Wiki Loves Folklore  (WLF) is an international photographic contest where the photographers can contribute media (photographs, video, and audio) about their local folk culture to Wikimedia Commons under free licenses to be used on Wikipedia and any other space with attribution. The 2021 competition is organized by Open Heritage Foundation, is funded by the Wikimedia Foundation, and supported in-kind by local partners in individual countries. 

Wiki Loves Folklore 2021 is a continuation of Wiki Loves Folklore 2020 with the theme of folk culture. The contest is inspired by the successful 2019 pilot of Wiki Loves Love, which resulted in 6500 freely licensed images of global ceremonies, rituals, and festivals. The 2021 contest will run from 1 Jan – 29 Feb. 

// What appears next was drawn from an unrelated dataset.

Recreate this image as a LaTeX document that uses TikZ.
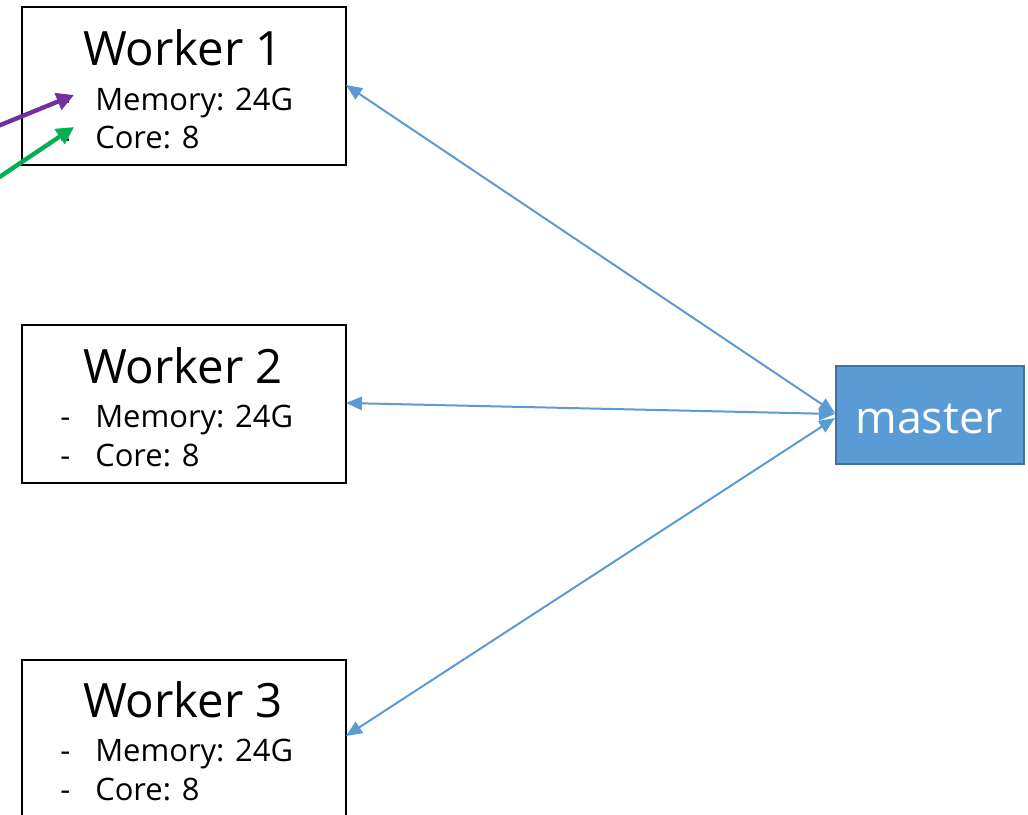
\documentclass[tikz,border=0pt]{standalone}
\usepackage{fontspec}
\setmainfont{Open Sans}
\usetikzlibrary{arrows.meta}
\definecolor{linkblue}{HTML}{5B9BD5}
\definecolor{masterfill}{HTML}{5B9BD5}
\definecolor{masterdraw}{HTML}{41719C}
\definecolor{mpurple}{HTML}{7030A0}
\definecolor{mgreen}{HTML}{00B050}
\begin{document}
\begin{tikzpicture}[x=0.75pt,y=-0.75pt,
  workerbox/.style={draw=black,line width=1.5pt,minimum width=243pt,minimum height=118.5pt,anchor=north west,inner sep=0pt},
  titletext/.style={font=\fontsize{35.5}{38}\selectfont,anchor=base,inner sep=0pt},
  itemtext/.style={font=\fontsize{23.2}{26}\selectfont,anchor=base west,inner sep=0pt},
  link/.style={draw=linkblue,line width=1.5pt,{Triangle[length=12pt,width=10pt]}-{Triangle[length=12pt,width=10pt]}},
  pointer/.style={line width=3.3pt,-{Triangle[length=13pt,width=13pt]}}]
\useasboundingbox (0,0) rectangle (1028,814);
% worker boxes
\node[workerbox] (w1) at (21,6) {};
\node[workerbox] (w2) at (21,324) {};
\node[workerbox] (w3) at (21,659) {};
% master
\node[draw=masterdraw,fill=masterfill,line width=1.5pt,minimum width=141pt,minimum height=73.5pt,inner sep=0pt,anchor=north west] (m) at (835,365) {};
\node[font=\fontsize{33.6}{36}\selectfont,text=white,anchor=base,inner sep=0pt] (mt) at (929,433) {master};
% worker texts
\node[titletext] (t1) at (183,65) {Worker 1};
\node[itemtext] (d1a) at (60,110) {-};
\node[itemtext] (i1a) at (95,110) {Memory: 24G};
\node[itemtext] (d1b) at (60,148) {-};
\node[itemtext] (i1b) at (95,148) {Core: 8};
\node[titletext] (t2) at (183,383) {Worker 2};
\node[itemtext] (d2a) at (60,427) {-};
\node[itemtext] (i2a) at (95,427) {Memory: 24G};
\node[itemtext] (d2b) at (60,466) {-};
\node[itemtext] (i2b) at (95,466) {Core: 8};
\node[titletext] (t3) at (183,717) {Worker 3};
\node[itemtext] (d3a) at (60,761) {-};
\node[itemtext] (i3a) at (95,761) {Memory: 24G};
\node[itemtext] (d3b) at (60,800) {-};
\node[itemtext] (i3b) at (95,800) {Core: 8};
% links
\coordinate (w1e) at (346,85);
\coordinate (w2e) at (346,403);
\coordinate (w3e) at (346,736);
\coordinate (m1) at (835,413);
\coordinate (m2) at (835,414);
\coordinate (m3) at (835,418);
\draw[link] (w1e) -- (m1);
\draw[link] (w2e) -- (m2);
\draw[link] (w3e) -- (m3);
% pointers
\coordinate (p1s) at (-2,126);
\coordinate (p1e) at (74,95);
\coordinate (p2s) at (-2,178);
\coordinate (p2e) at (74,127);
\draw[pointer,draw=mpurple,fill=mpurple] (p1s) -- (p1e);
\draw[pointer,draw=mgreen,fill=mgreen] (p2s) -- (p2e);
\end{tikzpicture}
\end{document}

This photography contest is focused on folk culture of different regions, including,  folk dances, folk music, folk activities, folk games, folk cuisine, folk wear, folklore, and tradition, including ballads, folktales, fairy tales, legends, traditional song, and dance, folk plays, games, seasonal events, calendar customs, folk arts, folk religion, mythology, etc. The campaign is targeted at protecting the world’s intangible cultural heritage.

Why Wiki Loves Folklore

The intangible culture includes traditions or living expressions inherited from our ancestors and passed on to our descendants, such as oral traditions, performing arts, social practices, rituals, festive events, knowledge, and practices concerning nature and the universe or the knowledge and skills to produce traditional crafts. While fragile, intangible cultural heritage is an important factor in maintaining cultural diversity in the face of growing globalization. An understanding of the intangible cultural heritage of different communities helps with intercultural dialogue and encourages mutual respect for other ways of life. 

One of our primary goals this year will be to teach and train the local organizers from emerging countries to be able to start coordinating the campaign locally to improve the visibility of the campaign in their region with local photo walks and regional partnerships with heritage bodies and better coverage of their traditions with wider participation. 

Since 2019, the project has achieved the following things:

  • Over 26,000 images have been entered by 3196 competitors from up to 59 countries under a free license (CC-BY-SA) ;
  • The 2019 photography contest led to 7121 images from 1700+ participants from over 120 countries. 
  • The 2020 photography contest led to 19052 images, 144 videos, and 13 audio files from over 125 countries by 1496 photographers. 
  • The competition attracts high levels of new contributors to the Wikimedia projects – an average of 80% of participants are new contributors;

You can view the international winning images from all years below and view 2019’s winners here.

One of the most special features of this project is that it is open for participation internationally rather than only in targeted or participating countries the emerging communities that are not able to coordinate or have the insufficient capacity (lack of staff resources, etc.) to organize such campaigns. 

One of our primary goals this year will be to teach and train the local organizers from emerging countries to be able to start coordinating the campaign locally to improve the visibility of the folk culture in their region with local photowalks and regional partnerships with heritage bodies and better coverage of their traditions with wider participation. 

We saw the opportunity to flourish this scope of leadership and wider accessibility to emerging audiences after a pilot from Ghana in WIki Loves Folklore 2020 by Global Open Initiative that did coverage for the campaign and did multiple photo walks with photographers.  

We aim to offer opportunities for communities and photographers all around the world, including the regions that have no or little organized Wikimedia community to organize or coordinate such contests and some of the important tribal and indigenous areas of Asia, Africa, Latin America that have no documentation over the internet. 

In such regions, it may not be possible for individual explorers to visit and document their everyday life and traditions but our campaign allows the local photographers who stumble upon the contest to be able to share and pass the wealth of oral traditions, performing arts, social practices, rituals, festive events, traditional knowledge and practices, and crafts, thus, not only documenting the important part of their heritage but also releasing content under a free license so it can be reused for research and educational purposes by academia and cultural lovers.